国家機関が女性の利益のために信頼できるか
 改革派フェミニストと革命派フェミニストの間での運動内部の決定的な戦略的違いの一つは、もちろん国家との関係であり、国家機関が女性の利益のために行動することをどの程度まで信頼できるかということである。われわれは今日の社会において、女性の状況を実際にはっきりと分かるほど改善することを目指して国家に要求しているが、これで十分だという幻想は持っていない。これがとりわけ女性に対するさまざまな形態の暴力にどう対処するかということに関係した4日目のテーマで、それは「女性に対する暴力と闘うためのオルタナティブは何か? 制度的な脱家父長制か、紛争の自己解決か、暴力に対する予防的・懲罰的な法律か?」だった。

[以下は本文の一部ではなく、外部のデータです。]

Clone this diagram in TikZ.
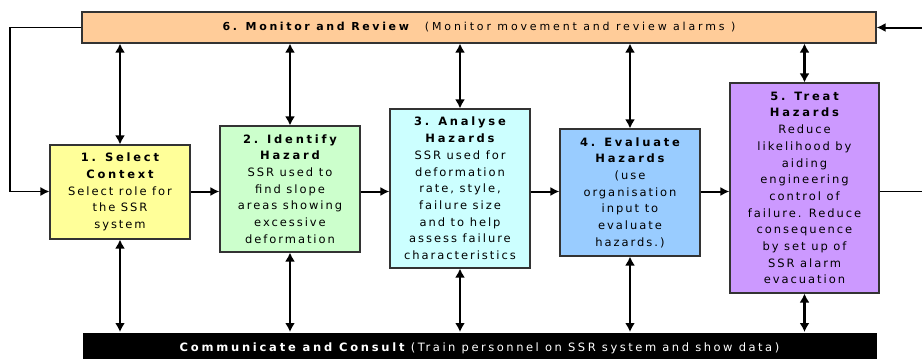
\documentclass[tikz,border=0pt]{standalone}
\usepackage{fontspec}
\setmainfont{DejaVu Sans}[LetterSpace=22]
\newfontfamily\headfont{DejaVu Sans Bold}[LetterSpace=24]
\usetikzlibrary{arrows.meta}

\definecolor{peach}{HTML}{FFCC99}
\definecolor{paleyellow}{HTML}{FFFF99}
\definecolor{palegreen}{HTML}{CCFFCC}
\definecolor{palecyan}{HTML}{CCFFFF}
\definecolor{paleblue}{HTML}{99CCFF}
\definecolor{palelilac}{HTML}{CC99FF}
\definecolor{edgegray}{HTML}{333333}

\newcommand{\hd}[1]{{\headfont #1}}

\begin{document}
\begin{tikzpicture}[
        x=1pt, y=-1pt,
        stage/.style={
            rectangle,
            draw=edgegray,
            line width=1.1pt,
            minimum width=140pt,
            inner sep=0pt,
            align=center,
            font=\fontsize{11.5}{16.7}\selectfont\addfontfeature{LetterSpace=17}
        },
        band/.style={
            rectangle,
            line width=1.1pt,
            minimum width=794pt,
            inner sep=0pt,
            font=\fontsize{11}{14}\selectfont
        },
        relation/.style={
            <->,
            line width=2.6pt,
            >={Latex[length=9pt,width=10pt]}
        },
        flow/.style={
            ->,
            line width=2pt,
            >={Latex[length=9pt,width=9pt]}
        },
        feedback/.style={
            line width=1.4pt,
            >={Latex[length=9pt,width=9pt]}
        }
    ]
        \useasboundingbox (0,0) rectangle (922,359);
        \clip (0,0) rectangle (922,359);

        % the two bands
        \node[band, draw=edgegray, fill=peach, minimum height=31pt] (monitor) at (479,27.5)
            {\raisebox{-1pt}{{\addfontfeature{LetterSpace=28}\hd{6. Monitor and Review}}\hspace{16pt}{\addfontfeature{LetterSpace=26}(Monitor movement and review alarms )}}};
        \node[band, fill=black, text=white, minimum height=32pt, anchor=north,
              font=\fontsize{11.5}{14}\selectfont] (consult) at (479.5,332)
            {\raisebox{-1pt}{\hd{Communicate and Consult} (Train personnel on SSR system and show data)}};

        % the five stages
        \node[stage, fill=paleyellow, minimum height=94pt] (select) at (120,192)
            {\hd{1. Select}\\\hd{Context}\\Select role for\\the SSR\\system};
        \node[stage, fill=palegreen, minimum height=126pt] (identify) at (290,189)
            {\hd{2. Identify}\\\hd{Hazard}\\SSR used to\\find slope\\areas showing\\excessive\\deformation};
        \node[stage, fill=palecyan, minimum height=159pt] (analyse) at (460,188.5)
            {\hd{3. Analyse}\\\hd{Hazards}\\SSR used for\\deformation\\rate, style,\\failure size\\and to help\\assess failure\\characteristics};
        \node[stage, fill=paleblue, minimum height=127pt] (evaluate) at (630,192.5)
            {\hd{4. Evaluate}\\\hd{Hazards}\\(use\\organisation\\input to\\evaluate\\hazards.)};
        \node[stage, fill=palelilac, minimum width=149pt, minimum height=210pt] (treat) at (804.5,188)
            {\hd{5. Treat}\\\hd{Hazards}\\Reduce\\likelihood by\\aiding\\engineering\\control of\\failure. Reduce\\consequence\\by set up of\\SSR alarm\\evacuation};

        \coordinate (flowline) at (0,191.5);
        \coordinate (loopleft) at (10,191.5);
        \coordinate (inright) at (922,27.5);
        \coordinate (outright) at (922,191.5);

        % links to monitor and consult
        \foreach \s in {select, identify, analyse, evaluate, treat} {
            \draw[relation] (monitor.south -| \s.north) -- (\s.north);
            \draw[relation] (\s.south) -- (consult.north -| \s.south);
        }

        % the main flow
        \draw[flow] (select.east |- flowline) -- (identify.west |- flowline);
        \draw[flow] (identify.east |- flowline) -- (analyse.west |- flowline);
        \draw[flow] (analyse.east |- flowline) -- (evaluate.west |- flowline);
        \draw[flow] (evaluate.east |- flowline) -- (treat.west |- flowline);

        % feedback in and out
        \draw[feedback, ->] (monitor.west) -| (loopleft) -- (select.west |- loopleft);
        \draw[flow] (inright) -- (monitor.east);
        \draw[feedback] (treat.east |- outright) -- (outright);

    \end{tikzpicture}
\end{document}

われわれは、刑罰を通じた国家の抑圧強化を求めるのか? その役割がすぐには抑圧的でないとしても、国家機関の他の部門(ソーシャルワーカー)に頼ることができるのか?
 この議論はまた、左翼組織や労働運動団体が、自らの組織内で起きた性的・性差別的暴行事件にどのように対処するのかという問題や、大衆の利益のために闘う組織としての信頼性を維持するために、対処する必要性、対処しているとみなされる必要性についても提起することとなった。
 こうした魅力的で豊富な討論を、われわれが望んでいたほどには発展させることができなかった。さまざまな時間帯に対応しなければならなかったために使える時間が限られていたこと、コーヒーを飲んだりディナーを食べたりしながらの対面での集まりができなかったこと、IIREでおこなっているような同じ調理チームでの作業ができなかったことによって、明らかに交流が狭められてしまった。特に、他の参加者がどのような状況で話しているのかを十分に把握できていないと感じた参加者が多かった。しかし、すべての資料を3つの言語に翻訳する必要があったため、アクセス可能性を保証できないまま書面による各国からの報告を求めることはやめざるをえなかった。
 全体的な評価は、参加者数や討論への実際の参加―特に言語別グループでの討論への参加―において圧倒的に肯定的なものだった。こうした制限があったのは残念だが、われわれは、これらの問題や他の多くの問題を練り上げる作業を継続するために、このような幅広い参加を可能にするオンラインツールの使用と交流に新たな深みをもたらす対面での会議とを組み合わせる方法を将来的に見つけたいと考えている。